**Problem statement**
Print out every line, exactly as written.

Code that draws figures:
══════
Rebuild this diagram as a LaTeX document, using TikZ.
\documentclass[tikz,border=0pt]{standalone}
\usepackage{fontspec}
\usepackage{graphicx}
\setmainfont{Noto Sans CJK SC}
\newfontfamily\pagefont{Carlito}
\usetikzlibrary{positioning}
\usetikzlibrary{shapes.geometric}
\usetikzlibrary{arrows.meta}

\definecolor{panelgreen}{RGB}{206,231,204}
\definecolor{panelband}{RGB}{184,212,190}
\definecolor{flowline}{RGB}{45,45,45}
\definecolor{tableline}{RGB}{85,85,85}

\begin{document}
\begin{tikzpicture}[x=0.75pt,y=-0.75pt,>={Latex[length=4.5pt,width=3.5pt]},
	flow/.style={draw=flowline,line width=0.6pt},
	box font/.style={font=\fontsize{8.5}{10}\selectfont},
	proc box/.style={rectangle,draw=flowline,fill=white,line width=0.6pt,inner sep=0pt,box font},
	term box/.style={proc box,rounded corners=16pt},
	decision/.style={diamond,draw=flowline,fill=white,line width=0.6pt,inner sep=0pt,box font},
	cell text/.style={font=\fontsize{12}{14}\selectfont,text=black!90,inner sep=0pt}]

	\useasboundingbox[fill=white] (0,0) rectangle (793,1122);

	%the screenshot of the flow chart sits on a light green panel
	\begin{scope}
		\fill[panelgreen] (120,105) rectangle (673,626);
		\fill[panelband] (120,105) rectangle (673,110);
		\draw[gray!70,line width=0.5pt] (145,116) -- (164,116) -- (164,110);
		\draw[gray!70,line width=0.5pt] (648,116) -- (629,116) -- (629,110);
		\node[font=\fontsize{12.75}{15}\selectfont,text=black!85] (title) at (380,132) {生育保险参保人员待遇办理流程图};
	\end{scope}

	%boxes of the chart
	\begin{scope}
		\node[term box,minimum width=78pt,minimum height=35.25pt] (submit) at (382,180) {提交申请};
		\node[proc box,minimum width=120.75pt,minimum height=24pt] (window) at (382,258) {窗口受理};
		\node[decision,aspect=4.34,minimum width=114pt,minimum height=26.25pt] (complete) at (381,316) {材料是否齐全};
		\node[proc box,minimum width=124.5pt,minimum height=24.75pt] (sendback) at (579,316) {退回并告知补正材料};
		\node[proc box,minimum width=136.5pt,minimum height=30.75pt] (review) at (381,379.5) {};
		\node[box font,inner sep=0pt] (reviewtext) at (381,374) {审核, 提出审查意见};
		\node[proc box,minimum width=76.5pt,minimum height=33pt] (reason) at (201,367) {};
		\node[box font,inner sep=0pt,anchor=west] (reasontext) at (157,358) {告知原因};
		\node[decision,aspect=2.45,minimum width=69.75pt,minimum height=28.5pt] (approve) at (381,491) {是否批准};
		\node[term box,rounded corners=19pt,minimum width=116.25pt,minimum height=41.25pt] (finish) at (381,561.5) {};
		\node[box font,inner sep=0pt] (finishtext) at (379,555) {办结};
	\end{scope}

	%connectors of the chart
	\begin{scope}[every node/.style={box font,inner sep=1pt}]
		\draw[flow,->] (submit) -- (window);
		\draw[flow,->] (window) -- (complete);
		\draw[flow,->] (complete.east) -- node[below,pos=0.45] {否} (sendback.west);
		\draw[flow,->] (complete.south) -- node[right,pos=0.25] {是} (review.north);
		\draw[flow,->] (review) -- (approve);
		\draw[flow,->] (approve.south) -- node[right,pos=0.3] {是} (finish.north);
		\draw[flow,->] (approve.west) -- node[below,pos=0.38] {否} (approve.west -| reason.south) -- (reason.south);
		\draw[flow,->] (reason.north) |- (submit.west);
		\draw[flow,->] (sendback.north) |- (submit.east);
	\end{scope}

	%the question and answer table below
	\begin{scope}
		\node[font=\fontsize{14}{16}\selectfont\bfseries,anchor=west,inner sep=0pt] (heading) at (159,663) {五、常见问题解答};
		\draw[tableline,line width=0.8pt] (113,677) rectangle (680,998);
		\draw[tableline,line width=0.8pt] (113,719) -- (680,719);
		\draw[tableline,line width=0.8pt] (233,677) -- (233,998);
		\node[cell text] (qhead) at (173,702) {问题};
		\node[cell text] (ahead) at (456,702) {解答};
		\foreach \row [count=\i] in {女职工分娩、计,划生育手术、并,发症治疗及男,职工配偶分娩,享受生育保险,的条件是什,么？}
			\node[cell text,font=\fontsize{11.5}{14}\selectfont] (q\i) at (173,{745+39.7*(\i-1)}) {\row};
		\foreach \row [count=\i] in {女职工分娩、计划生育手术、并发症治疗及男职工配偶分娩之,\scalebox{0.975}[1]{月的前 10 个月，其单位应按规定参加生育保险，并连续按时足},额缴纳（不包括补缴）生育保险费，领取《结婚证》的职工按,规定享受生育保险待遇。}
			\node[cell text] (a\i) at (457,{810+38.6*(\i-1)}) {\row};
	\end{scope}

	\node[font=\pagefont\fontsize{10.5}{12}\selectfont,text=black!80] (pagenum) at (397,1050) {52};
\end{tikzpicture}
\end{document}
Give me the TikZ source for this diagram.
══════
**Exercise solution**
Rebuild this diagram as a LaTeX document, using TikZ.
\documentclass[tikz,border=0pt]{standalone}
\usepackage{fontspec}
\usepackage{graphicx}
\setmainfont{Noto Sans CJK SC}
\newfontfamily\pagefont{Carlito}
\usetikzlibrary{positioning}
\usetikzlibrary{shapes.geometric}
\usetikzlibrary{arrows.meta}

\definecolor{panelgreen}{RGB}{206,231,204}
\definecolor{panelband}{RGB}{184,212,190}
\definecolor{flowline}{RGB}{45,45,45}
\definecolor{tableline}{RGB}{85,85,85}

\begin{document}
\begin{tikzpicture}[x=0.75pt,y=-0.75pt,>={Latex[length=4.5pt,width=3.5pt]},
	flow/.style={draw=flowline,line width=0.6pt},
	box font/.style={font=\fontsize{8.5}{10}\selectfont},
	proc box/.style={rectangle,draw=flowline,fill=white,line width=0.6pt,inner sep=0pt,box font},
	term box/.style={proc box,rounded corners=16pt},
	decision/.style={diamond,draw=flowline,fill=white,line width=0.6pt,inner sep=0pt,box font},
	cell text/.style={font=\fontsize{12}{14}\selectfont,text=black!90,inner sep=0pt}]

	\useasboundingbox[fill=white] (0,0) rectangle (793,1122);

	%the screenshot of the flow chart sits on a light green panel
	\begin{scope}
		\fill[panelgreen] (120,105) rectangle (673,626);
		\fill[panelband] (120,105) rectangle (673,110);
		\draw[gray!70,line width=0.5pt] (145,116) -- (164,116) -- (164,110);
		\draw[gray!70,line width=0.5pt] (648,116) -- (629,116) -- (629,110);
		\node[font=\fontsize{12.75}{15}\selectfont,text=black!85] (title) at (380,132) {生育保险参保人员待遇办理流程图};
	\end{scope}

	%boxes of the chart
	\begin{scope}
		\node[term box,minimum width=78pt,minimum height=35.25pt] (submit) at (382,180) {提交申请};
		\node[proc box,minimum width=120.75pt,minimum height=24pt] (window) at (382,258) {窗口受理};
		\node[decision,aspect=4.34,minimum width=114pt,minimum height=26.25pt] (complete) at (381,316) {材料是否齐全};
		\node[proc box,minimum width=124.5pt,minimum height=24.75pt] (sendback) at (579,316) {退回并告知补正材料};
		\node[proc box,minimum width=136.5pt,minimum height=30.75pt] (review) at (381,379.5) {};
		\node[box font,inner sep=0pt] (reviewtext) at (381,374) {审核, 提出审查意见};
		\node[proc box,minimum width=76.5pt,minimum height=33pt] (reason) at (201,367) {};
		\node[box font,inner sep=0pt,anchor=west] (reasontext) at (157,358) {告知原因};
		\node[decision,aspect=2.45,minimum width=69.75pt,minimum height=28.5pt] (approve) at (381,491) {是否批准};
		\node[term box,rounded corners=19pt,minimum width=116.25pt,minimum height=41.25pt] (finish) at (381,561.5) {};
		\node[box font,inner sep=0pt] (finishtext) at (379,555) {办结};
	\end{scope}

	%connectors of the chart
	\begin{scope}[every node/.style={box font,inner sep=1pt}]
		\draw[flow,->] (submit) -- (window);
		\draw[flow,->] (window) -- (complete);
		\draw[flow,->] (complete.east) -- node[below,pos=0.45] {否} (sendback.west);
		\draw[flow,->] (complete.south) -- node[right,pos=0.25] {是} (review.north);
		\draw[flow,->] (review) -- (approve);
		\draw[flow,->] (approve.south) -- node[right,pos=0.3] {是} (finish.north);
		\draw[flow,->] (approve.west) -- node[below,pos=0.38] {否} (approve.west -| reason.south) -- (reason.south);
		\draw[flow,->] (reason.north) |- (submit.west);
		\draw[flow,->] (sendback.north) |- (submit.east);
	\end{scope}

	%the question and answer table below
	\begin{scope}
		\node[font=\fontsize{14}{16}\selectfont\bfseries,anchor=west,inner sep=0pt] (heading) at (159,663) {五、常见问题解答};
		\draw[tableline,line width=0.8pt] (113,677) rectangle (680,998);
		\draw[tableline,line width=0.8pt] (113,719) -- (680,719);
		\draw[tableline,line width=0.8pt] (233,677) -- (233,998);
		\node[cell text] (qhead) at (173,702) {问题};
		\node[cell text] (ahead) at (456,702) {解答};
		\foreach \row [count=\i] in {女职工分娩、计,划生育手术、并,发症治疗及男,职工配偶分娩,享受生育保险,的条件是什,么？}
			\node[cell text,font=\fontsize{11.5}{14}\selectfont] (q\i) at (173,{745+39.7*(\i-1)}) {\row};
		\foreach \row [count=\i] in {女职工分娩、计划生育手术、并发症治疗及男职工配偶分娩之,\scalebox{0.975}[1]{月的前 10 个月，其单位应按规定参加生育保险，并连续按时足},额缴纳（不包括补缴）生育保险费，领取《结婚证》的职工按,规定享受生育保险待遇。}
			\node[cell text] (a\i) at (457,{810+38.6*(\i-1)}) {\row};
	\end{scope}

	\node[font=\pagefont\fontsize{10.5}{12}\selectfont,text=black!80] (pagenum) at (397,1050) {52};
\end{tikzpicture}
\end{document}
Give me the TikZ source for this diagram.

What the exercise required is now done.